◆ Supplied data
-- BEGIN --
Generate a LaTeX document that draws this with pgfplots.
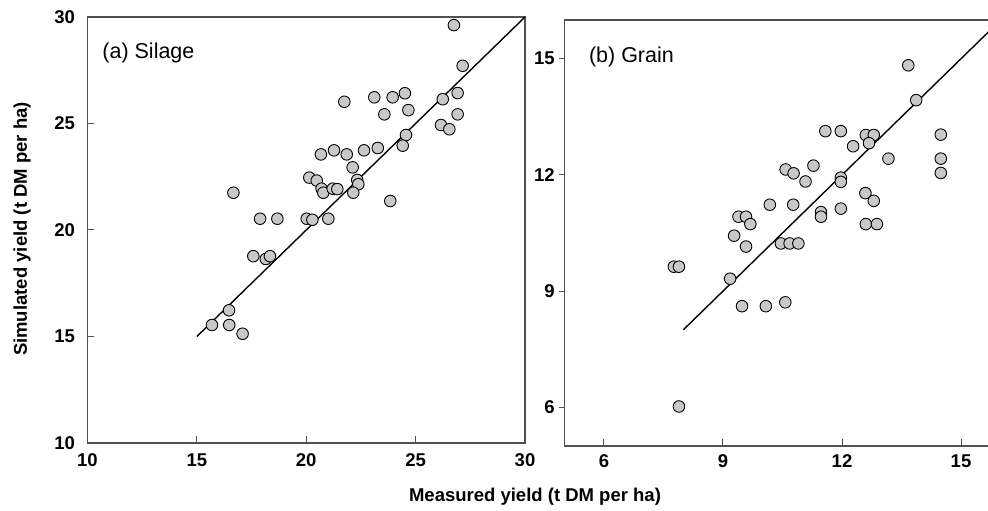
\documentclass[border=0pt]{standalone}
\usepackage{fontspec}
\setmainfont{Liberation Sans}
\usepackage{pgfplots}
\usepackage{pgfplotstable}
\pgfplotsset{compat=1.18}
\definecolor{ptfill}{HTML}{C8C8C8}
\definecolor{framec}{HTML}{505050}

% measured vs simulated, silage (t DM/ha)
\pgfplotstableread{
x y
26.75 29.62
27.15 27.71
26.92 26.43
26.24 26.14
26.92 25.43
26.16 24.93
26.54 24.73
21.74 26.02
23.11 26.23
23.95 26.23
24.51 26.42
23.57 25.43
24.67 25.63
24.56 24.46
24.41 23.96
20.67 23.55
21.27 23.74
21.85 23.55
22.64 23.74
23.27 23.85
22.12 22.94
20.14 22.46
20.48 22.32
22.33 22.35
22.38 22.15
20.70 21.94
20.78 21.75
21.21 21.94
21.42 21.92
22.15 21.75
16.67 21.75
23.84 21.36
17.89 20.53
18.68 20.53
20.02 20.53
20.28 20.48
21.01 20.53
17.58 18.77
18.15 18.64
18.34 18.77
16.47 16.23
15.69 15.54
16.48 15.54
17.09 15.13
}\silage

% grain
\pgfplotstableread{
x y
13.67 14.83
13.87 13.93
14.49 13.04
14.49 12.42
14.49 12.05
11.58 13.13
11.97 13.13
12.60 13.03
12.80 13.03
12.68 12.82
12.28 12.74
13.17 12.42
11.28 12.24
10.58 12.14
10.78 12.04
11.08 11.83
11.97 11.93
11.97 11.82
12.59 11.53
12.80 11.33
10.18 11.23
10.77 11.23
11.97 11.13
11.47 11.04
11.47 10.92
9.39 10.92
9.58 10.92
9.69 10.73
12.60 10.73
12.88 10.73
9.28 10.43
10.46 10.23
10.68 10.23
10.90 10.23
9.58 10.15
7.76 9.63
7.89 9.63
9.18 9.32
9.48 8.61
10.08 8.61
10.57 8.71
7.89 6.02
}\grain

\pgfplotsset{
  panel/.style={scale only axis, anchor=south west,
    axis line style={framec, line width=1.2pt},
    tick style={framec, line width=1pt}, major tick length=6.5pt,
    tick align=inside, xtick pos=bottom, ytick pos=left,
    tick label style={font=\fontsize{18.5}{21}\selectfont\bfseries},
    /pgf/number format/assume math mode=true},
  pts/.style={only marks, mark=*, mark size=5.8pt,
    mark options={fill=ptfill, draw=black, line width=0.9pt}},
  oneone/.style={black, line width=1.4pt, no marks},
}

\begin{document}
\begin{tikzpicture}
\begin{axis}[panel, at={(87.5pt,68pt)}, width=437.5pt, height=426pt,
  xmin=10, xmax=30, ymin=10, ymax=30,
  xtick={10,15,...,30}, ytick={10,15,...,30},
  yticklabel style={xshift=-9pt}, xticklabel style={yshift=-7pt}]
\addplot[oneone] coordinates {(15,15) (30,30)};
\addplot[pts] table {\silage};
\node[anchor=west, font=\fontsize{21.5}{24}\selectfont] at (rel axis cs:0.026,0.915) {(a) Silage};
\end{axis}

\begin{axis}[panel, at={(564.3pt,65pt)}, width=423.7pt, height=426pt,
  xmin=5, xmax=15.68, ymin=5, ymax=16,
  axis x line*=box, axis y line*=left,
  xtick={6,9,12,15}, ytick={6,9,12,15},
  every major y tick/.append style={xshift=-5.5pt},
  yticklabel style={xshift=-6pt}, xticklabel style={yshift=-5pt}]
\addplot[oneone] coordinates {(8,8) (16,16)};
\addplot[pts] table {\grain};
\node[anchor=west, font=\fontsize{21.5}{24}\selectfont] at (rel axis cs:0.05,0.913) {(b) Grain};
\end{axis}

\node[font=\fontsize{18.5}{21}\selectfont\bfseries] at (535pt,14pt) {Measured yield (t DM per ha)};
\node[rotate=90, font=\fontsize{18.5}{21}\selectfont\bfseries] at (22pt,282pt) {Simulated yield (t DM per ha)};

\pgfresetboundingbox
\path[use as bounding box] (0,0) rectangle (988pt,511pt);
\end{tikzpicture}
\end{document}
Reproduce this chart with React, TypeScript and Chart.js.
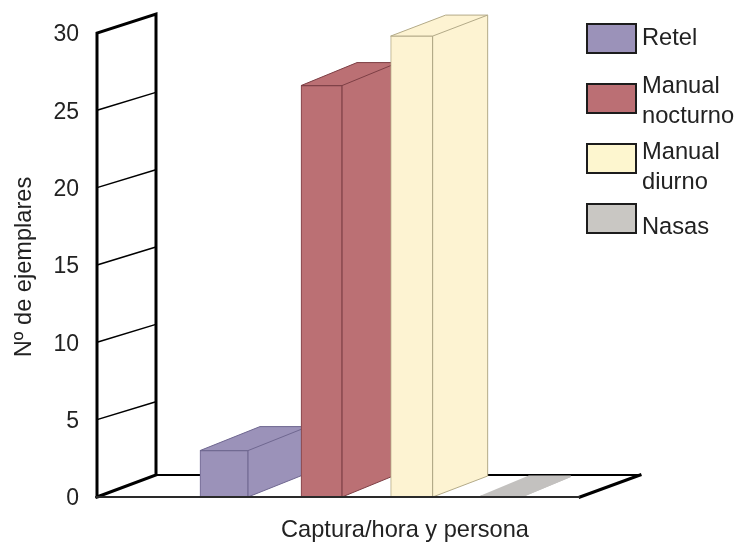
-- END --
◆ Short exercise
Quote all the lines above exactly as given. Do not include the pictures.

◆ Problem solution
Generate a LaTeX document that draws this with pgfplots.
\documentclass[border=0pt]{standalone}
\usepackage{fontspec}
\setmainfont{Liberation Sans}
\usepackage{pgfplots}
\usepackage{pgfplotstable}
\pgfplotsset{compat=1.18}
\definecolor{ptfill}{HTML}{C8C8C8}
\definecolor{framec}{HTML}{505050}

% measured vs simulated, silage (t DM/ha)
\pgfplotstableread{
x y
26.75 29.62
27.15 27.71
26.92 26.43
26.24 26.14
26.92 25.43
26.16 24.93
26.54 24.73
21.74 26.02
23.11 26.23
23.95 26.23
24.51 26.42
23.57 25.43
24.67 25.63
24.56 24.46
24.41 23.96
20.67 23.55
21.27 23.74
21.85 23.55
22.64 23.74
23.27 23.85
22.12 22.94
20.14 22.46
20.48 22.32
22.33 22.35
22.38 22.15
20.70 21.94
20.78 21.75
21.21 21.94
21.42 21.92
22.15 21.75
16.67 21.75
23.84 21.36
17.89 20.53
18.68 20.53
20.02 20.53
20.28 20.48
21.01 20.53
17.58 18.77
18.15 18.64
18.34 18.77
16.47 16.23
15.69 15.54
16.48 15.54
17.09 15.13
}\silage

% grain
\pgfplotstableread{
x y
13.67 14.83
13.87 13.93
14.49 13.04
14.49 12.42
14.49 12.05
11.58 13.13
11.97 13.13
12.60 13.03
12.80 13.03
12.68 12.82
12.28 12.74
13.17 12.42
11.28 12.24
10.58 12.14
10.78 12.04
11.08 11.83
11.97 11.93
11.97 11.82
12.59 11.53
12.80 11.33
10.18 11.23
10.77 11.23
11.97 11.13
11.47 11.04
11.47 10.92
9.39 10.92
9.58 10.92
9.69 10.73
12.60 10.73
12.88 10.73
9.28 10.43
10.46 10.23
10.68 10.23
10.90 10.23
9.58 10.15
7.76 9.63
7.89 9.63
9.18 9.32
9.48 8.61
10.08 8.61
10.57 8.71
7.89 6.02
}\grain

\pgfplotsset{
  panel/.style={scale only axis, anchor=south west,
    axis line style={framec, line width=1.2pt},
    tick style={framec, line width=1pt}, major tick length=6.5pt,
    tick align=inside, xtick pos=bottom, ytick pos=left,
    tick label style={font=\fontsize{18.5}{21}\selectfont\bfseries},
    /pgf/number format/assume math mode=true},
  pts/.style={only marks, mark=*, mark size=5.8pt,
    mark options={fill=ptfill, draw=black, line width=0.9pt}},
  oneone/.style={black, line width=1.4pt, no marks},
}

\begin{document}
\begin{tikzpicture}
\begin{axis}[panel, at={(87.5pt,68pt)}, width=437.5pt, height=426pt,
  xmin=10, xmax=30, ymin=10, ymax=30,
  xtick={10,15,...,30}, ytick={10,15,...,30},
  yticklabel style={xshift=-9pt}, xticklabel style={yshift=-7pt}]
\addplot[oneone] coordinates {(15,15) (30,30)};
\addplot[pts] table {\silage};
\node[anchor=west, font=\fontsize{21.5}{24}\selectfont] at (rel axis cs:0.026,0.915) {(a) Silage};
\end{axis}

\begin{axis}[panel, at={(564.3pt,65pt)}, width=423.7pt, height=426pt,
  xmin=5, xmax=15.68, ymin=5, ymax=16,
  axis x line*=box, axis y line*=left,
  xtick={6,9,12,15}, ytick={6,9,12,15},
  every major y tick/.append style={xshift=-5.5pt},
  yticklabel style={xshift=-6pt}, xticklabel style={yshift=-5pt}]
\addplot[oneone] coordinates {(8,8) (16,16)};
\addplot[pts] table {\grain};
\node[anchor=west, font=\fontsize{21.5}{24}\selectfont] at (rel axis cs:0.05,0.913) {(b) Grain};
\end{axis}

\node[font=\fontsize{18.5}{21}\selectfont\bfseries] at (535pt,14pt) {Measured yield (t DM per ha)};
\node[rotate=90, font=\fontsize{18.5}{21}\selectfont\bfseries] at (22pt,282pt) {Simulated yield (t DM per ha)};

\pgfresetboundingbox
\path[use as bounding box] (0,0) rectangle (988pt,511pt);
\end{tikzpicture}
\end{document}
Reproduce this chart with React, TypeScript and Chart.js.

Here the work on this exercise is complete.